Review: Jupiter Evolving: Transforming Google’s Datacenter
Network via Optical Circuit Switches and Software-Defined Networking
Abstract
1. Paper summary: What problem does the paper address (1–2 sentences or bullets)? What are the core novel ideas or technical contributions of the work (1–2 sentences or bullets)? What is the paper’s approach, what specific techniques/mechanisms does it use, and what are its main findings? (3–5 sentences)
The paper addresses some problems in the conventional Clos Topology:
a. The spike blocks become the bottleneck as we introduce faster aggregation blocks. (Eg. Introduce a 200G aggregation block into a 100G cluster) Spines are the bottleneck for heterogeneous fabric
b. Clos Topology works well when traffic is unstable, but observation shows that the traffic, in the long-timescale, is predicable (follow the gravity model)
The core novel ideas or technical contributions of the work:
a. It uses OCS (optical circuit switch) to eliminate spine blocks, so heterogeneous fabric is possible
b. It uses predictable traffic patterns, cope with SDN, to conduct traffic engineering
paper’s approach, specific techniques/mechanisms it uses, and its main findings:
a. The practical use of OCS
b. Observe that traffic in their data center, in the long timescale, is predictable, and this fact can be used to optimize the topology and routing
2. Strengths: 2–4 bulleted points (Explain in more detail in the detailed comments)
a. OCS enables direct connect architecture and heterogeneous fabric, which brings higher throughput and lower upgrade efforts
b. Unlike crossbar topology, OCS can achieve N-to-N connectivity without blocking
c. OCS brings lower energy consumption as it simply adjusts the mirror’s angle to determine the direction
d. A “Variable hedging” strategy is proposed, which mitigates the burst problem in load-balance
3. Weaknesses: 2–4 bulleted points (Explain in more detail in the detailed comments)
a. OCS is not affordable and available for every company. Without it, a direct connection and non-blocking architecture is hard to achieve.

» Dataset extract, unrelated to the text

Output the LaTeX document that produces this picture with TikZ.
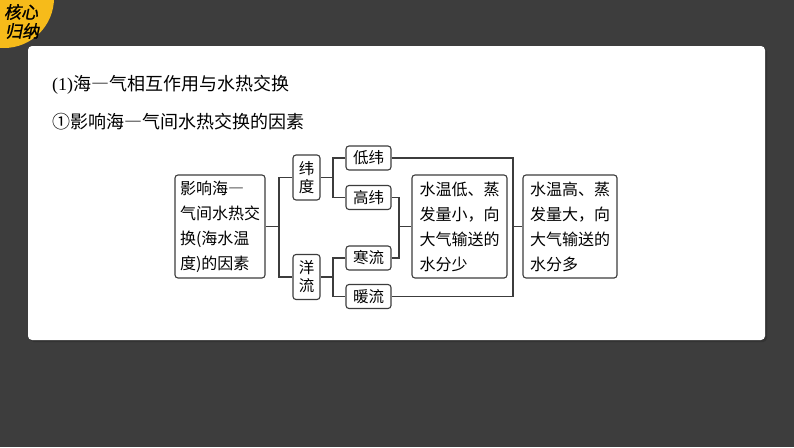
\documentclass[tikz,border=0pt]{standalone}
\usepackage{fontspec}
\setmainfont{Liberation Serif}
\newfontfamily\cjk{Noto Sans CJK SC}
\newfontfamily\cjkfw[RawFeature=+fwid]{Noto Sans CJK SC}
\newfontfamily\cjkslant[FakeSlant=0.2,FakeBold=1.2]{Noto Sans CJK SC}
\usetikzlibrary{calc}
\definecolor{bgdark}{RGB}{61,61,61}
\definecolor{badge}{RGB}{246,187,26}
\definecolor{boxline}{RGB}{60,60,60}
\tikzstyle{box}=[draw=boxline, line width=1.1pt, rounded corners=3pt, fill=white, align=left, inner sep=3pt, font=\cjk\fontsize{16}{25}\selectfont]
\tikzstyle{bigbox}=[box, minimum width=90pt, minimum height=103pt]
\tikzstyle{sbox}=[box, minimum width=45pt, minimum height=24pt, font=\cjk\fontsize{15.5}{18}\selectfont]
\tikzstyle{vbox}=[box, minimum width=27pt, minimum height=45pt, align=center, font=\cjk\fontsize{15.5}{18}\selectfont]
\tikzstyle{link}=[draw=boxline, line width=1.1pt]
\tikzstyle{title}=[anchor=west, inner sep=0pt, font=\cjk\fontsize{18}{18}\selectfont]
\tikzstyle{tag}=[text=black, inner sep=0pt, font=\cjkslant\fontsize{17}{17}\selectfont]

\begin{document}
\begin{tikzpicture}[x=1pt,y=-1pt,node distance=39.5pt]
  \useasboundingbox (0,0) rectangle (794,447);
  \fill[bgdark] (0,0) rectangle (794,447);
  % panel
  \fill[black!80,rounded corners=4pt] (30,48) rectangle (767,342);
  \fill[white,rounded corners=4pt] (28,46) rectangle (765,340);
  % badge
  \begin{scope}
    \clip (0,0) rectangle (794,447);
    \fill[badge] (4,-2) circle (50);
  \end{scope}
  \node[tag] (k1) at (21,12) {核心};
  \node[tag] (k2) at (22,31) {归纳};

  \node[title] (t1) at (52,85) {{\rmfamily(1)}海{\cjkfw —}气相互作用与水热交换};
  \node[title] (t2) at (52,122) {①影响海{\cjkfw —}气间水热交换的因素};

  % boxes
  \node[bigbox] (a) at (220,226.5) {影响海{\cjkfw —}\\气间水热交\\换(海水温\\度)的因素};
  \node[vbox] (b) at (306.5,177.5) {纬\\度};
  \node[vbox] (c) at (306.5,277) {洋\\流};
  \node[sbox] (d) at (368.5,158) {低纬};
  \node[sbox] (e) [below of=d] {高纬};
  \node[sbox] (f) at (368.5,258) {寒流};
  \node[sbox] (g) [below of=f, node distance=38.5pt] {暖流};
  \node[bigbox, minimum width=95pt] (h) at (459.5,226.5) {水温低、蒸\\发量小，向\\大气输送的\\水分少};
  \node[bigbox, minimum width=94pt] (m) at (570,226.5) {水温高、蒸\\发量大，向\\大气输送的\\水分多};

  % links
  \coordinate (j1) at (279,226.5);
  \coordinate (j2) at (333,177.5);
  \coordinate (j3) at (333,277);
  \coordinate (j4) at (399,226.5);
  \coordinate (j5) at (513,226.5);
  \draw[link] (a.east) -- (j1);
  \draw[link] (b.west) -| (j1) |- (c.west);
  \draw[link] (b.east) -- (j2);
  \draw[link] (d.west) -| (j2) |- (e.west);
  \draw[link] (c.east) -- (j3);
  \draw[link] (f.west) -| (j3) |- (g.west);
  \draw[link] (e.east) -| (j4) |- (f.east);
  \draw[link] (j4) -- (h.west);
  \draw[link] (d.east) -| (j5) |- (g.east);
  \draw[link] (j5) -- (m.west);
\end{tikzpicture}
\end{document}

b. Traffic engineering and topology engineering relied on traffic to be predictable. However, just because the traffic in Goolge’s data center follows the gravity model, it doesn’t imply that it is applicable to all other companies.
c. System complexity: The combination of direct-connect topology and traffic engineering increased the system complexity as we dynamically adjust the topology via SDN
4. Detailed comments on the paper: Elaborate in a few sentences on each of the strengths and weaknesses.
This paper proves the possibility of transforming the networks in the data center from uniform Clos topology to directly connect topology with heterogeneous fabric. Moreover, it demonstrates how we can utilize the gravity model to predict the traffic and adapt the topology accordingly. In other words, dynamic topology reconfiguration is achieved.
While the contributions above bring a 30% increment in throughput and a 40% reduction in power consumption, there are still some limitations.
Firstly, OCS, as a very fundamental of the paper, is not for every company. Without it, the proposed methodology is impossible. Secondly, traffic engineering and topology engineering are only useful when the traffic is certain for some scenarios. However, we can’t guarantee the model Google used to predict the traffic is applicable to other data centers. Finally, while the combination of direct-connect topology and traffic engineering brings better performance and lower power consumption, it also increases the system complexity.
In conclusion, this paper has many merits. The use of OCS opens the gate to heterogeneous fabric and enables traffic and topology engineering, which bring better performance, lower power consumption, and mitigate the burst problem in load balance. On the other hand, OCS and such the high system complexity are only for some huge companies.